No evangelho deste domingo, da autoria de Mateus (3, 1-12), surge a figura emblemática de João Batista, encerrando o ciclo profético e, ao mesmo tempo, abrindo a porta para aquele que é “mais do que um profeta”, pois não fala mais em nome de outrem, mas em nome próprio. No entanto, por estar ainda na perspectiva temática dos antigos Profetas, a linguagem de João ainda reflete aquela imagem de Deus furioso e tremendo, como era o padrão da imagem de Javeh no Antigo Testamento. Mateus diz que João foi anunciado pelo profeta Isaías, quando declarou que “uma voz clama no deserto: preparai o caminho do Senhor”. João pregava no deserto da Judeia, nas proximidades do rio Jordão e a sua figura exótica logo se tornou conhecida por toda a população da redondeza: um eremita que se vestia com couro de camelo, morando em abrigos naturais, alimentando-se de gafanhotos e mel do campo, cabelos e barba sem qualquer trato, alguns o tomavam como um louco, mas outros viam nele um homem de fé e o procuravam para ouvir a sua pregação. Fez inúmeros seguidores, alguns dos quais, posteriormente, tornaram-se discípulos de Cristo. Para aquelas pessoas que demonstravam sinceridade de propósitos, João aplicava o batismo da conversão. Mergulhar nas águas do rio Jordão era o símbolo de uma lavagem exterior e interior, o que implicava uma mudança de hábitos mas, sobretudo, a conversão do coração, dando cumprimento ao sentido mais exato da palavra “batismo”: um ato externo que simboliza uma mudança interna na pessoa.

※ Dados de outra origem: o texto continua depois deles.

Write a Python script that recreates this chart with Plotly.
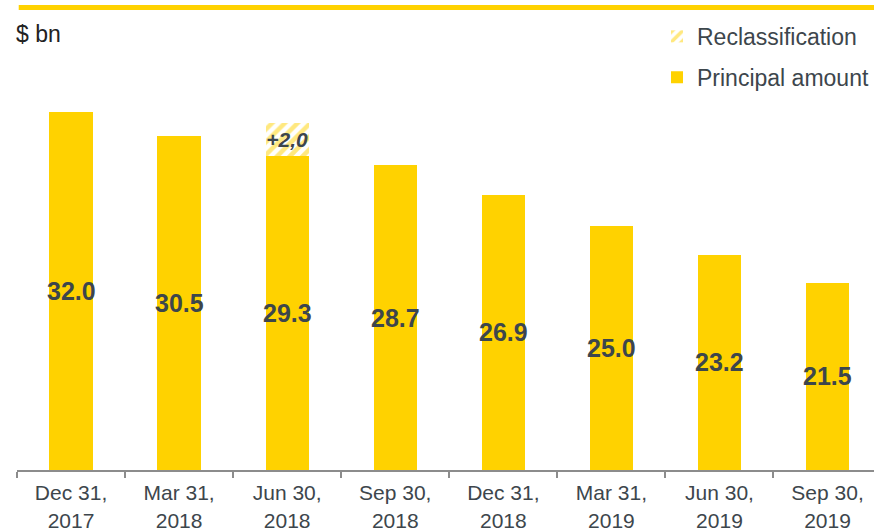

Mas João Batista era extremamente ríspido com aqueles que ouviam as suas palavras e não mostravam convicção, como era o caso dos fariseus e saduceus, que o procuravam apenas por curiosidade. “Raça de víboras”, tradução literal do latim “progenies viperarum”, que é, por sua vez, tradução literal do grego “gennímata echidnon”. A tradução da CNBB diz “raça de cobras venenosas”, mas me parece desnecessário esse eufemismo, por isso, prefiro “víboras” mesmo. Continua João: vocês pensam que basta dizer que “sou filho de Abraão” para com isso obter a salvação? Pois tenham cuidado: o machado já está na raiz da árvore e toda árvore que não der bom fruto será cortada e jogada ao fogo. Meus amigos, precisamos refletir sobre a nossa vivência da fé cristã, para que não nos tornemos meros executores de atos religiosos externos, sem que o nosso coração esteja sintonizado e coerente com as nossas ações. Cai bem aqui aquela conhecida música antiga de Fernando Mendes: não adianta ir à igreja rezar e fazer tudo errado. Em outras palavras, era isso o que João Batista queria dizer. Não podemos agir como os fariseus e saduceus daquele tempo.